General manager Joe Douglas has spent his first year and a half with the team trying to clear bad contracts and acquire draft capital to rebuild. Now, It’s time to stop planning and start doing.

The Jets enter free agency with the second-most salary cap space in the NFL, $69.2 million. Their roster is filled with holes that showed up every week in a 2-14 season last year. Douglas wants to build through the draft, but he can’t fill every hole that way. He is going to have to plug some through free agency, which begins Monday, when teams and agents can begin negotiating. Players can’t officially sign until 4 p.m. on Wednesday.

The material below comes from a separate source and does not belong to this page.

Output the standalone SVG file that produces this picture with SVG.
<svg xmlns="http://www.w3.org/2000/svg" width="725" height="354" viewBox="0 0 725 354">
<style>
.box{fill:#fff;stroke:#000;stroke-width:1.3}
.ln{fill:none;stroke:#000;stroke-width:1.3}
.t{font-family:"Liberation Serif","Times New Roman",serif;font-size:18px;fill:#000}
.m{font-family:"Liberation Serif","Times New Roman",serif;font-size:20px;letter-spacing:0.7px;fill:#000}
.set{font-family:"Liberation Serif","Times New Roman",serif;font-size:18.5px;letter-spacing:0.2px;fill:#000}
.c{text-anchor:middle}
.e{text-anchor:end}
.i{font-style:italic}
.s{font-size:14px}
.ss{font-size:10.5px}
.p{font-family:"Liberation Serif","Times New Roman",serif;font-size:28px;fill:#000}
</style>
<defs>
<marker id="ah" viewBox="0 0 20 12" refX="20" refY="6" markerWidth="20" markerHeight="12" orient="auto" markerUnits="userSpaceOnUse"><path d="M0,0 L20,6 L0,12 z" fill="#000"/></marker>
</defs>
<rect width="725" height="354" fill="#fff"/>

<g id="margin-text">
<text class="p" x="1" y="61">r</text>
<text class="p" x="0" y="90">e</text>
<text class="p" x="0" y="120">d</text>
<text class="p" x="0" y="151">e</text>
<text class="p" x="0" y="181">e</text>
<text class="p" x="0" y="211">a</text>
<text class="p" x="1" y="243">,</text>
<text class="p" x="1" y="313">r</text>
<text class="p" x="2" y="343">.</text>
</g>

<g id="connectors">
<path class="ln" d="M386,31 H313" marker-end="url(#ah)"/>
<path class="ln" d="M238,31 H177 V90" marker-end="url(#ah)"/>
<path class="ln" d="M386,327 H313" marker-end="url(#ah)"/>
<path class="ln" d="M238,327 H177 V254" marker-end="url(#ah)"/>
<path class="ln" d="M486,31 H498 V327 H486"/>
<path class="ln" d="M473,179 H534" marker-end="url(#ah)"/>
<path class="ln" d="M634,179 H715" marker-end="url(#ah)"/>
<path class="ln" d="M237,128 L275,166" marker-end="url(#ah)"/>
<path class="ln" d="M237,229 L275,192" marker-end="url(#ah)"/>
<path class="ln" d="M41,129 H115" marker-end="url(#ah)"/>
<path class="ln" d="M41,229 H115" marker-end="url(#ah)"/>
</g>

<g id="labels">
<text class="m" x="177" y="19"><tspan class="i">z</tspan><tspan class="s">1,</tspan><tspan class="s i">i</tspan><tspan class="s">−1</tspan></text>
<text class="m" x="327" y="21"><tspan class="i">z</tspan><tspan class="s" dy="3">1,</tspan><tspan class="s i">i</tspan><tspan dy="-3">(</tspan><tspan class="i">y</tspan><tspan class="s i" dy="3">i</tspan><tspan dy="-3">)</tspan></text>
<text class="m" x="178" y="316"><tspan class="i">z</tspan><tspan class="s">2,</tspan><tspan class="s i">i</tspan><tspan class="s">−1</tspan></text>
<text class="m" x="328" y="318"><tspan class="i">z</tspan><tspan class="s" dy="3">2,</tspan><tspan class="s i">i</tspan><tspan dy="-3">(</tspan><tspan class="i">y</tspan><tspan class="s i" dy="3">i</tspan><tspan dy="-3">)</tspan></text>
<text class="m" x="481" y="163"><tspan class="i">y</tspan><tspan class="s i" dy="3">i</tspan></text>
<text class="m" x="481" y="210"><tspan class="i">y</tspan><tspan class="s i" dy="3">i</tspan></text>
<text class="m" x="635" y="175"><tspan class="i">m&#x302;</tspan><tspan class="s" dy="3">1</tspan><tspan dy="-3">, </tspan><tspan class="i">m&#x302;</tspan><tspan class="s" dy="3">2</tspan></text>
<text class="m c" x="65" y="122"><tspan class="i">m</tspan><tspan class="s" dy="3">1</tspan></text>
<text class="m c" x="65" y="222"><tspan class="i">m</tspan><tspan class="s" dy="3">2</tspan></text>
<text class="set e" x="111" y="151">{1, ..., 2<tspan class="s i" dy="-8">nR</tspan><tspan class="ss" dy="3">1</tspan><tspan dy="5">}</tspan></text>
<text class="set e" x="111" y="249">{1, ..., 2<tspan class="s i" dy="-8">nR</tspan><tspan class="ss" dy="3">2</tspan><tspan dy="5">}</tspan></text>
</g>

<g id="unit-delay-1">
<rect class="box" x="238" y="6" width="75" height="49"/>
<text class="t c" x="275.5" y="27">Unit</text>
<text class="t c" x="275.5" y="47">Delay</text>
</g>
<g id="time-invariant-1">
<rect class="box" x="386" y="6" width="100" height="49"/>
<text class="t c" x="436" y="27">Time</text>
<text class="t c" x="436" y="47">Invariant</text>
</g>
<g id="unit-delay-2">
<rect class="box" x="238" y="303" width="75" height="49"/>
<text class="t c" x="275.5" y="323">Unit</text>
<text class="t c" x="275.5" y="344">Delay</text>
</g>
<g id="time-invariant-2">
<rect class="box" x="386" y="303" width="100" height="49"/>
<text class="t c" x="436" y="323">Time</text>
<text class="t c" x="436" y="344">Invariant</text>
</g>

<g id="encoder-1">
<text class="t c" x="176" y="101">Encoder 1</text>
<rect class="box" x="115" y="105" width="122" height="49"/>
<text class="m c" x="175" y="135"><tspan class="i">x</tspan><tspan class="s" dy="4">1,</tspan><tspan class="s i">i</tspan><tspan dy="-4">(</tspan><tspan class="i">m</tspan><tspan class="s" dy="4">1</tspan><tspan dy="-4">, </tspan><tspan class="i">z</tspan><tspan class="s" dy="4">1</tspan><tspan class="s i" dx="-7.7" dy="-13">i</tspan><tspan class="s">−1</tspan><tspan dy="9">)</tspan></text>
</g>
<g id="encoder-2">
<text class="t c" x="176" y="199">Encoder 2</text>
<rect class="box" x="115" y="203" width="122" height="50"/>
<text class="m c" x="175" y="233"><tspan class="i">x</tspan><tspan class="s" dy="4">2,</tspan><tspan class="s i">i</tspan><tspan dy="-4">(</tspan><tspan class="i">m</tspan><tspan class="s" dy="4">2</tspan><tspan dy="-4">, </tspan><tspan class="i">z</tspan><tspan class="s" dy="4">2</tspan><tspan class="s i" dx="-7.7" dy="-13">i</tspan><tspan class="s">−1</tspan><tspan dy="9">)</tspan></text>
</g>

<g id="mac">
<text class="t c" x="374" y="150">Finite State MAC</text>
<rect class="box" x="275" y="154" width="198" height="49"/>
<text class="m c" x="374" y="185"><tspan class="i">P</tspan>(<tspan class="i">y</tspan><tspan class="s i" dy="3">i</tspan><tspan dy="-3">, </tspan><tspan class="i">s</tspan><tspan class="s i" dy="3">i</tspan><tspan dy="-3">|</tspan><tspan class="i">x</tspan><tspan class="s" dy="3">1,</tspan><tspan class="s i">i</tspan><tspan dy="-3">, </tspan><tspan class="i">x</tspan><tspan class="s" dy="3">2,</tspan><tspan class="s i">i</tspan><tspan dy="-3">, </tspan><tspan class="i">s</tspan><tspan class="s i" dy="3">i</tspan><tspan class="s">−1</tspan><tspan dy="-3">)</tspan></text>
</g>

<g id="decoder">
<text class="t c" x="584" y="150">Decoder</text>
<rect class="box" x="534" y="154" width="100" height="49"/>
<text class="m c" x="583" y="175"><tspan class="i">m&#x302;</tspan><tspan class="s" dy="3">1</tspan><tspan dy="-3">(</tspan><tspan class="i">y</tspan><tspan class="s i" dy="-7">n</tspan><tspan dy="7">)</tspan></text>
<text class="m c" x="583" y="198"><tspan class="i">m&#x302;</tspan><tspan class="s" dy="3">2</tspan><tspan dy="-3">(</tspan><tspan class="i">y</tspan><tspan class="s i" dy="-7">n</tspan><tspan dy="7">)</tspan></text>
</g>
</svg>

The Jets could make a splash signing early in free agency, but don’t expect a spending spree like two years ago, when former GM Mike Maccagnan signed C.J. Mosley, Le’Veon Bell and Jamison Crowder to big deals. Douglas will pounce when he sees value, but he is not going to overpay.

Jets
Jets GM Joe Douglas
AP

“Obviously, we’re better positioned than we were this time last year,” Douglas said. “I would say that our philosophy and stance has not changed, however. I think our goal and our plan is to be, like I said earlier, a team that really builds this through the draft and hitting on draft picks, obviously using free agency to supplement our roster. If the opportunity and the value meet, that’s going to be the point where we’re going to be aggressive and get someone that we feel good about, helping this team not only on the field, but with the culture and inside the building. While we are positioned better, I think our philosophy has stayed the same.”

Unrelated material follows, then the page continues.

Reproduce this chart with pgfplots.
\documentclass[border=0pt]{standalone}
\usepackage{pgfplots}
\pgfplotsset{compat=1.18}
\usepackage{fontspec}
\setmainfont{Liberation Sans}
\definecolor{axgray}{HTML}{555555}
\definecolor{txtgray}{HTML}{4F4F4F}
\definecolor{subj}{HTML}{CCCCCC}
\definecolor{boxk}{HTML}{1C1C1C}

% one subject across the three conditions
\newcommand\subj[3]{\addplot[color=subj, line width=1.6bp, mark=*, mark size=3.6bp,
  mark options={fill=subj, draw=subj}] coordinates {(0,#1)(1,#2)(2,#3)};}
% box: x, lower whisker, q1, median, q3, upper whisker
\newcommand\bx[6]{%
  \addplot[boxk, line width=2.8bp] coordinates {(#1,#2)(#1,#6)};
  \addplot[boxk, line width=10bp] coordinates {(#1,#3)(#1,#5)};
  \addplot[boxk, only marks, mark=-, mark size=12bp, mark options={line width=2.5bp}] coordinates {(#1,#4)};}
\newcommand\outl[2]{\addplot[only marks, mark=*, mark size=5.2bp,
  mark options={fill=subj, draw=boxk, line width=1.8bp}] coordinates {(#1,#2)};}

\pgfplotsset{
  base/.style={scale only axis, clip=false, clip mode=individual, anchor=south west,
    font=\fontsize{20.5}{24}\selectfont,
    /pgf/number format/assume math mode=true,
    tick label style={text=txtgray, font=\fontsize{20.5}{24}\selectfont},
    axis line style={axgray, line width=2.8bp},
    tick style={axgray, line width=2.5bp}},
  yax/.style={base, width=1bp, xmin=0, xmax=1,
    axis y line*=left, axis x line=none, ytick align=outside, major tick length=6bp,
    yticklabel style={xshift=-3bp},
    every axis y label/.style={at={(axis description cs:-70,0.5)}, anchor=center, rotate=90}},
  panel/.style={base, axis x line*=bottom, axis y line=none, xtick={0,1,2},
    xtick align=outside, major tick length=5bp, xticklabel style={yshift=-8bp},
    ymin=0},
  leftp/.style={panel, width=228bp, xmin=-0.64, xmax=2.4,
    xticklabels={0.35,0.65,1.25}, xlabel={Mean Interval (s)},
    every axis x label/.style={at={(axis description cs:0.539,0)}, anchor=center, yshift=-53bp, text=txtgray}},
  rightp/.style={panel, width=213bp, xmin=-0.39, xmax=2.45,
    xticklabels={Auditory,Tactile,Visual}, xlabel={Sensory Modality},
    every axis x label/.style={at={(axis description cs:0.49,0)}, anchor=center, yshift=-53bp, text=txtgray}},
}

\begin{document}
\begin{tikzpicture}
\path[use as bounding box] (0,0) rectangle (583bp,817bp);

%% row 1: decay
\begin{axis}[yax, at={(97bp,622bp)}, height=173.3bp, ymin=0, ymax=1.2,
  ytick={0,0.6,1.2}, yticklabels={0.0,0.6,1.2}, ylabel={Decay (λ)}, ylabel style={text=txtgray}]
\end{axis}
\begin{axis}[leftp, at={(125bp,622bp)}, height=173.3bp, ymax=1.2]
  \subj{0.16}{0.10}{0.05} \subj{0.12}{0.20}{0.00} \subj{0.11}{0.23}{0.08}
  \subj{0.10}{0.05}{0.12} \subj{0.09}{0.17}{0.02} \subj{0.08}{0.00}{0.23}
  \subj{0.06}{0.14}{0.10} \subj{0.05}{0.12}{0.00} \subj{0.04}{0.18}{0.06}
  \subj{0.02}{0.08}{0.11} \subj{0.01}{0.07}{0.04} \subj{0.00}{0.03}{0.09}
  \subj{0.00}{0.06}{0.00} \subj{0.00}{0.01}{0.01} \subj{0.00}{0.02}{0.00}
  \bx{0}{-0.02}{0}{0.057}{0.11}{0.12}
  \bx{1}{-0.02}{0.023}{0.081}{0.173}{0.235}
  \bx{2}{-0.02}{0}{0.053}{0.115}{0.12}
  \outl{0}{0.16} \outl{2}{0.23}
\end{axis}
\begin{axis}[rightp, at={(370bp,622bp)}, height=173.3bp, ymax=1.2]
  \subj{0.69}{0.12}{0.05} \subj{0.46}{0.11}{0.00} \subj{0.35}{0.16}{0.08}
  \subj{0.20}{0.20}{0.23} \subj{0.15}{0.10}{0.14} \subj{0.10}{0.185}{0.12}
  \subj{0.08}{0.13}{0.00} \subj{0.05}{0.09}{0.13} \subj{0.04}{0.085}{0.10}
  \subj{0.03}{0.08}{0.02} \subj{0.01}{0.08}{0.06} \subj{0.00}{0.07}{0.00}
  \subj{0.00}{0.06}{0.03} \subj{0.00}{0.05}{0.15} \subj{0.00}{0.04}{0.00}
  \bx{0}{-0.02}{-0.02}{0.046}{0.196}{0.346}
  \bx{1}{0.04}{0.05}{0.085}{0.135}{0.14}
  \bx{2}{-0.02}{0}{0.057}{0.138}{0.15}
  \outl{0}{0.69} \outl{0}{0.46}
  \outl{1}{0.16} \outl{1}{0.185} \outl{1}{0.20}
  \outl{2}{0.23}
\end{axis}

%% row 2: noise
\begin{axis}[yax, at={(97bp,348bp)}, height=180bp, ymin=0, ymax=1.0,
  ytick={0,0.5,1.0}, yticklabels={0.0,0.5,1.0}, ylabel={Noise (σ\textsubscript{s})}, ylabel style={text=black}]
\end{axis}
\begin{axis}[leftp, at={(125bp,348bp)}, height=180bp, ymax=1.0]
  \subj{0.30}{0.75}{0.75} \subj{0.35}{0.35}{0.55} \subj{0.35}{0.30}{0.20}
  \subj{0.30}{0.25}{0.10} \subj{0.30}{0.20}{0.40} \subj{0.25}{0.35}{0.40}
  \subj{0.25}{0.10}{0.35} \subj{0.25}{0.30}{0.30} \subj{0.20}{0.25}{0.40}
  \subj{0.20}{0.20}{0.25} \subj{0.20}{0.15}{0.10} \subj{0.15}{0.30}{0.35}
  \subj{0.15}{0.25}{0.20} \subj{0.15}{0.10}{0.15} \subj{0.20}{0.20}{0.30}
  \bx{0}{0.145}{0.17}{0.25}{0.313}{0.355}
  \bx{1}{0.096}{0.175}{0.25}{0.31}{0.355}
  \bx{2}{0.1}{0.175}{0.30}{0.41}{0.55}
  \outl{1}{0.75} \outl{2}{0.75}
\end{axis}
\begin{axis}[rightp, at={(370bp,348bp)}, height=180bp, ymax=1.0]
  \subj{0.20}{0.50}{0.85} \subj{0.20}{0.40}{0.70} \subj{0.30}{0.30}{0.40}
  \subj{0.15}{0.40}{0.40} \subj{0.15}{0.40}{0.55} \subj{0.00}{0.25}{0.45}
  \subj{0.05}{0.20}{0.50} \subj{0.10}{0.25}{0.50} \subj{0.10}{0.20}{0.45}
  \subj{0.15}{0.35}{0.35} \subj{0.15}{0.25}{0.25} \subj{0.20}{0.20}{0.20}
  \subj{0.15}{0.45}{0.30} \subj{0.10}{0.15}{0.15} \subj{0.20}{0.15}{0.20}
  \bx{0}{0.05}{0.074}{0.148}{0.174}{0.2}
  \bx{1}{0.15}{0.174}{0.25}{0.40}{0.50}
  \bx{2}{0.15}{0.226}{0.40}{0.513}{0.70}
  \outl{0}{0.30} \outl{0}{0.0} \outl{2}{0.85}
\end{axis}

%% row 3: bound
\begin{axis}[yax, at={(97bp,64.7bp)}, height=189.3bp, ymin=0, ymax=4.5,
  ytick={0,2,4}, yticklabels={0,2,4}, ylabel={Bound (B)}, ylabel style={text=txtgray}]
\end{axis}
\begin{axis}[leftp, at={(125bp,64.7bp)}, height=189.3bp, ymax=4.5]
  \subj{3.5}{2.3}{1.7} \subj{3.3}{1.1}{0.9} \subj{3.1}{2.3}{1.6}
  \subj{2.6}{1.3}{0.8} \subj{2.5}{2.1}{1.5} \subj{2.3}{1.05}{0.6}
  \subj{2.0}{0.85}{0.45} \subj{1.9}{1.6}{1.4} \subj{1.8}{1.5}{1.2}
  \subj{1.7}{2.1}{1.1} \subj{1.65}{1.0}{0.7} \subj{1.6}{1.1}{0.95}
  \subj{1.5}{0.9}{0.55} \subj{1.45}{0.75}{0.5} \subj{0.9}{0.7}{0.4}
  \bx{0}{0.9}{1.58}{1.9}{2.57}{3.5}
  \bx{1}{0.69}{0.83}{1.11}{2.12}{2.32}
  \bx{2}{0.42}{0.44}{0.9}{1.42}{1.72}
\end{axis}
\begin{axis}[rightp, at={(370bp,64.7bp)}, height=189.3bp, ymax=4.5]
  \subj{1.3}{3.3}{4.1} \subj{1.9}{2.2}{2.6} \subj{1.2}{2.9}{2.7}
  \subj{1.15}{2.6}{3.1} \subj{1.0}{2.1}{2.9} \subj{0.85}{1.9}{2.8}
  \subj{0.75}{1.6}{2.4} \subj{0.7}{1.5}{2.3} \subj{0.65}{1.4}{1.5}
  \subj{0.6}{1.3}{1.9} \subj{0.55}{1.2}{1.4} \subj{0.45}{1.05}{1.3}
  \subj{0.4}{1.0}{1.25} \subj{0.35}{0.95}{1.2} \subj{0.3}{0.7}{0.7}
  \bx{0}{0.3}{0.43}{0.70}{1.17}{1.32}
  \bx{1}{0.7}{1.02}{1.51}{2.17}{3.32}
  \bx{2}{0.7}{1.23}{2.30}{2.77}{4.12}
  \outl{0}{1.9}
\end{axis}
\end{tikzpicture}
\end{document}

Douglas learned at the foot of Ravens GM Ozzie Newsome, who rarely spends in free agency. That is the system Douglas wants to emulate. However, he also knows he needs to give new head coach Robert Saleh some players.

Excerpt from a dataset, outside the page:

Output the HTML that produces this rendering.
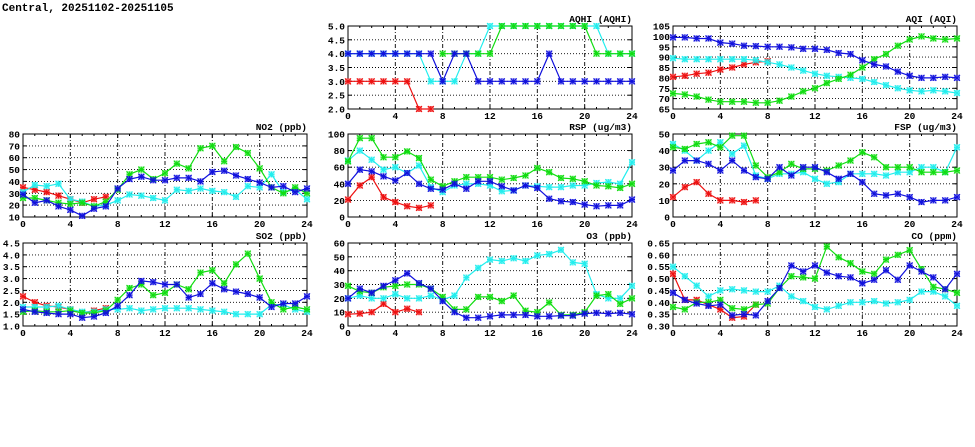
<!DOCTYPE html>
<html><head><meta charset="utf-8"><style>
html,body{margin:0;padding:0;background:#fff;width:975px;height:447px;overflow:hidden}
svg text{font-family:"Liberation Mono","DejaVu Sans Mono",monospace;font-weight:bold;fill:#000}
</style></head><body>
<svg id="s" width="975" height="447" xmlns="http://www.w3.org/2000/svg">
<text x="2" y="11" font-size="11">Central, 20251102-20251105</text>
</svg>
<script>
const S=document.getElementById('s');
const C={r:'#ee1111',g:'#11dd11',c:'#22eeee',b:'#1111dd'};
const N=null;
const P=[
{t:'AQHI (AQHI)',x:348,y:26,lo:2,hi:5,st:0.5,d:1,s:{
r:[3,3,3,3,3,3,2,2],
g:[N,N,N,N,N,N,N,N,4,4,4,4,4,5,5,5,5,5,5,5,5,4,4,4,4],
c:[4,4,4,4,4,4,4,3,3,3,4,4,5,5,5,5,5,5,5,5,5,5,4,4,4],
b:[4,4,4,4,4,4,4,4,3,4,4,3,3,3,3,3,3,4,3,3,3,3,3,3,3]}},
{t:'AQI (AQI)',x:673,y:26,lo:65,hi:105,st:5,d:0,s:{
r:[80.5,81,82,82.5,84,85,86.5,87.5,88],
g:[72.5,72,71,69.5,68.5,68.5,68.5,68,68,69,71,73.5,75,77.5,79.5,81.5,85,89,91.5,95.5,98.5,100,99,98.5,99],
c:[89.5,89,89,89,89,89,89,88.5,87.5,86.5,85,83.5,82,81,80.5,80,79.5,78,76.5,75,74,73.5,74,73.5,72.7],
b:[99.5,99.5,99,99,97,96.5,95.5,95.3,95,95,94.7,94,94,93.5,92,91.5,88.5,86.5,85.5,83,81,80,80,80.5,80]}},
{t:'NO2 (ppb)',x:23,y:134,lo:10,hi:80,st:10,d:0,s:{
r:[35,33,31,28,25,22,25,27],
g:[26,26,24,22,21,22,19,23,33,46,50,42,47,55,51,68,70,57,69,64,51,35,30,35,30],
c:[31,37,36,38,25,23,19,20,24,29,28,26,24,33,32,34,32,31,27,36,35,46,31,33,25],
b:[29,22,24,19,16,11,17,19,34,42,44,41,41,43,43,40,48,49,45,42,39,35,36,31,34]}},
{t:'RSP (ug/m3)',x:348,y:134,lo:0,hi:100,st:20,d:0,s:{
r:[21,38,48,24,18,13,11,14],
g:[67,95,95,72,72,79,71,45,37,43,48,48,48,45,47,50,59,54,47,46,43,38,37,35,40],
c:[68,80,69,57,60,53,62,36,30,38,40,40,38,31,32,38,37,36,36,38,38,41,42,40,66],
b:[40,57,55,49,44,53,40,34,33,40,34,43,43,37,32,38,35,22,19,18,15,13,14,14,21]}},
{t:'FSP (ug/m3)',x:673,y:134,lo:0,hi:50,st:10,d:0,s:{
r:[12,18,21,14,10,10,9,10],
g:[42,41,44,45,42,49,49,31,24,27,32,29,29,28,31,34,39,36,30,30,30,27,27,27,28],
c:[44,40,34,40,45,38,43,25,23,26,26,27,23,20,21,26,26,26,25,27,27,30,30,27,42],
b:[28,34,34,32,28,34,28,24,23,30,25,30,30,27,23,26,21,14,13,14,12,9,10,10,12]}},
{t:'SO2 (ppb)',x:23,y:243,lo:1,hi:4.5,st:0.5,d:1,s:{
r:[2.25,2.0,1.85,1.8,1.7,1.55,1.65,1.75],
g:[1.6,1.65,1.6,1.6,1.65,1.55,1.55,1.65,2.1,2.6,2.75,2.3,2.4,2.75,2.55,3.25,3.35,2.8,3.6,4.05,3.0,2.0,1.7,1.8,1.7],
c:[1.8,1.8,1.8,1.85,1.7,1.6,1.6,1.7,1.7,1.75,1.65,1.7,1.75,1.75,1.75,1.7,1.65,1.6,1.5,1.5,1.5,1.9,1.9,1.7,1.6],
b:[1.7,1.6,1.55,1.5,1.5,1.35,1.4,1.55,1.85,2.3,2.9,2.85,2.75,2.75,2.2,2.35,2.8,2.55,2.45,2.35,2.2,1.8,1.95,1.95,2.25]}},
{t:'O3 (ppb)',x:348,y:243,lo:0,hi:60,st:10,d:0,s:{
r:[8.5,9,10,16,10,12.5,10],
g:[29,25,24,28,29,30,30,27,21,12,12,21,21,18,22,11,10,17,8,8,10,22,23,16,20],
c:[20,22,20,20,23,20,20,22,19,22,35,42,48,47,49,47,51,52,55,46,45,23,20,20,29],
b:[20,27,24,29,33,38,31,27,18,10,6,6,7,8,8,8,7,7,7.5,7.5,9,9.5,9,9.5,8.5]}},
{t:'CO (ppm)',x:673,y:243,lo:0.3,hi:0.65,st:0.05,d:2,s:{
r:[0.52,0.41,0.41,0.39,0.37,0.335,0.34,0.39],
g:[0.38,0.37,0.40,0.40,0.41,0.375,0.37,0.39,0.395,0.46,0.51,0.505,0.50,0.635,0.59,0.565,0.53,0.52,0.58,0.60,0.62,0.54,0.465,0.455,0.44],
c:[0.55,0.51,0.47,0.425,0.45,0.455,0.45,0.445,0.445,0.47,0.425,0.405,0.38,0.37,0.385,0.40,0.40,0.405,0.395,0.40,0.41,0.445,0.445,0.425,0.385],
b:[0.44,0.41,0.395,0.385,0.39,0.345,0.35,0.345,0.405,0.46,0.555,0.53,0.555,0.525,0.51,0.505,0.48,0.495,0.535,0.495,0.555,0.53,0.505,0.455,0.52]}}
];
let h='';
const W=284,H=83;
for(const p of P){
 const X=i=>p.x+i*W/24, Y=v=>p.y+H-(v-p.lo)/(p.hi-p.lo)*H;
 const n=Math.round((p.hi-p.lo)/p.st);
 for(let k=0;k<=n;k++){const v=p.lo+k*p.st,y=Y(v).toFixed(1);
  if(k>0&&k<n)h+=`<line x1="${p.x}" x2="${p.x+W}" y1="${y}" y2="${y}" stroke="#000" stroke-width="0.9" stroke-dasharray="1,2"/>`;
  h+=`<line x1="${p.x}" x2="${p.x+4}" y1="${y}" y2="${y}" stroke="#000"/><line x1="${p.x+W-4}" x2="${p.x+W}" y1="${y}" y2="${y}" stroke="#000"/>`;
  h+=`<text x="${p.x-3}" y="${+y+3.5}" font-size="9.5" text-anchor="end">${v.toFixed(p.d)}</text>`;}
 for(let i=0;i<=24;i++){const x=X(i).toFixed(1),L=i%4==0?4:2;
  h+=`<line x1="${x}" x2="${x}" y1="${p.y+H}" y2="${p.y+H-L}" stroke="#000"/><line x1="${x}" x2="${x}" y1="${p.y}" y2="${p.y+L}" stroke="#000"/>`;
  if(i%4==0){ if(i>0&&i<24)h+=`<line x1="${x}" x2="${x}" y1="${p.y}" y2="${p.y+H}" stroke="#000" stroke-width="0.9" stroke-dasharray="4,2,1,2"/>`;
   h+=`<text x="${x}" y="${p.y+H+10}" font-size="9.5" text-anchor="middle">${i}</text>`;}}
 h+=`<rect x="${p.x}" y="${p.y}" width="${W}" height="${H}" fill="none" stroke="#000"/>`;
 h+=`<text x="${p.x+W}" y="${p.y-4}" font-size="9.5" text-anchor="end">${p.t}</text>`;
 for(const k of ['r','c','g','b']){const a=p.s[k],col=C[k];
  const pts=[];a.forEach((v,i)=>{if(v!==null)pts.push(X(i).toFixed(1)+','+Y(v).toFixed(1));});
  h+=`<polyline fill="none" stroke="${col}" stroke-width="1.2" points="${pts.join(' ')}"/>`;
  for(let i=0;i<a.length;i++){if(a[i]===null)continue;const x=X(i),y=Y(a[i]);
   h+=`<path d="M${x-3} ${y-3}L${x+3} ${y+3}M${x-3} ${y+3}L${x+3} ${y-3}M${x-3} ${y}L${x+3} ${y}M${x} ${y-3}L${x} ${y+3}" stroke="${col}" stroke-width="1.1"/><rect x="${x-2.5}" y="${y-2.5}" width="5" height="5" fill="none" stroke="${col}" stroke-opacity="0.5"/>`;}}
}
S.insertAdjacentHTML('beforeend',h);
</script>
</body></html>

Fans should not expect the Jets to spend every dollar of cap space they have. They must reserve money for their nine draft picks, for in-season spending, and they will want to keep some cap space to roll over into next year.

Though we always focus on cap space, actual cash spending also is a huge consideration. For example, the Jets’ two first-round picks will get about $30 million in signing bonuses. Douglas must factor that into the equation when he is deciding what to spend in free agency.

That being said, Douglas has the Jets well positioned to strike for players they feel are values, and there should be some this year, with the salary cap shrinking and some teams finding themselves in cap trouble.

Edge rusher is a position to watch for the Jets. They have not had a dominant one since John Abraham left in 2006. Players like Shaquil Barrett of the Buccaneers, Yannick Ngakoue of the Ravens, Matthew Judon of the Ravens and Trey Hendrickson of the Saints might have been franchise-tagged in other years. But now they are hitting the market, and the Jets could be in the market for two edge rushers to help Saleh’s defense.

Wide receiver is a similar position. The Lions did not use the franchise tag on Kenny Golladay, and he will be the top receiver on the market. He may be too pricey for the Jets, but there are other good receivers out there like Will Fuller of the Texans and JuJu Smith-Schuster of the Steelers.

Whether the quarterback is Sam Darnold, Zach Wilson or Joe Namath in 2021, he will need some more targets to throw to.

The Jets’ offensive line has also been a weakness recently, but the team is hoping the coaching change will improve it. They are happy with tackles Mekhi Becton and George Fant, as well as center Connor McGovern. They may to look to upgrade at guard, where the Patriots’ Joe Thuney could be a target. The Jets would have been in on Thuney last year if New England had not used the franchise tag on him. The Jets have interest in Thuney again this year, but will be cautious if a bidding war breaks out.

As for other areas of need, like cornerback and running back, this free-agent class is weaker, and the Jets likely will wait until the draft to fill those holes.

“I think Joe and his staff have done an awesome job with regards to setting the organization up,” Saleh said. “Now it’s just a matter of being able to piece the whole thing together and have fun doing it.”